If the existing executive orders related to Canadian- and Mexican-origin imports are terminated or suspended, goods from both countries will be subject to 12% ad valorem reciprocal tariffs. Those tariffs will not apply to items that qualify as originating under the USMCA, energy or energy resources, potash, or any items eligible for duty-free treatment under the USMCA that are a part or component of an article substantially finished in the United States.

End of the de minimis exemption for Chinese-origin goods

Effective at 12:01 a.m. (ET) on May 2, 2025, the United States will end the duty-free de minimis exemption for imports of Chinese-origin goods (including goods originating in Hong Kong). The de minimis exemption typically applies to goods imported by one person on one day having a fair retail value not exceeding $800.

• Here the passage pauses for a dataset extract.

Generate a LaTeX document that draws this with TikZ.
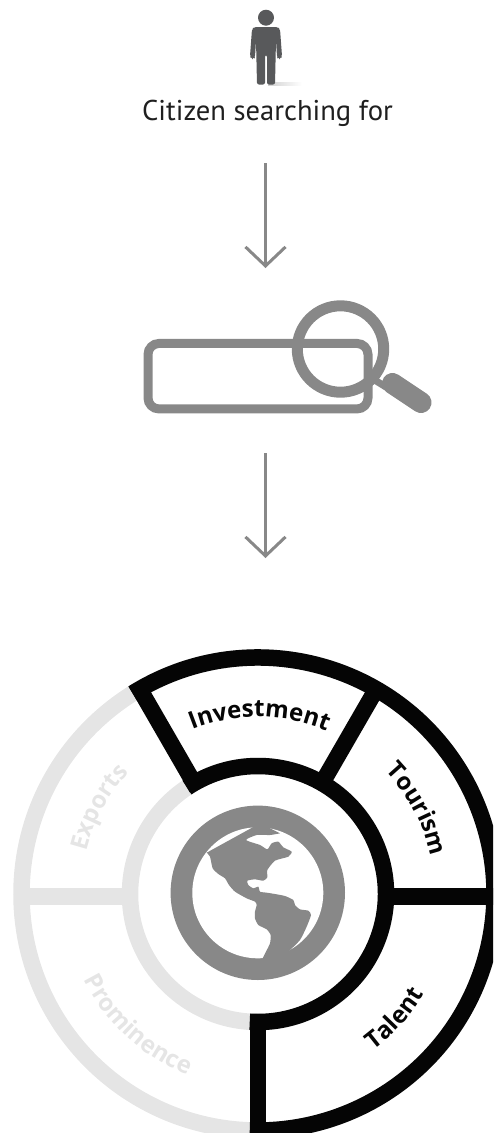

For goods valued at or under $800 that would otherwise qualify for the de minimis exemption, the duty rates will vary depending on the shipping method:

  • For goods sent through means other than the international postal network, all applicable duties and tariffs will be due upon import.
  • For goods sent through the international post network, the import will be subject to duties of 30% ad valorem or $25 per item (at the transportation carrier’s discretion) in lieu of any other duties, including those previously imposed by executive order. The per item dollar amount will increase to $50 per item on June 1, 2025. Carriers must apply the same duty collection methodology to all shipments but may change collection methodologies monthly.
Next steps

To assess and mitigate the impact of these new tariffs and any counter-tariffs, companies should:

  • Review the country of origin, valuation, and classification of their imports. For imports into the United States, country of origin and valuation will be most important for these across-the-board tariffs. Classification will also be important for some of the product-specific carveouts and could be important for counter-tariffs imposed by other countries.
  • Assess existing contractual provisions to determine which party bears the cost of these tariffs, whether the force majeure or termination provisions can be invoked based on these new government orders, and how surcharges can be used to mitigate the unexpected expenses. Companies may also consider modifying contract templates to reflect these developments and potential counter-tariffs.
  • Monitor updates in each jurisdiction, including the extent to which the United States grants further exemptions or other countries impose counter-tariffs or reduce monetary and non-monetary trade barriers to try to reduce their country-specific tariff rate.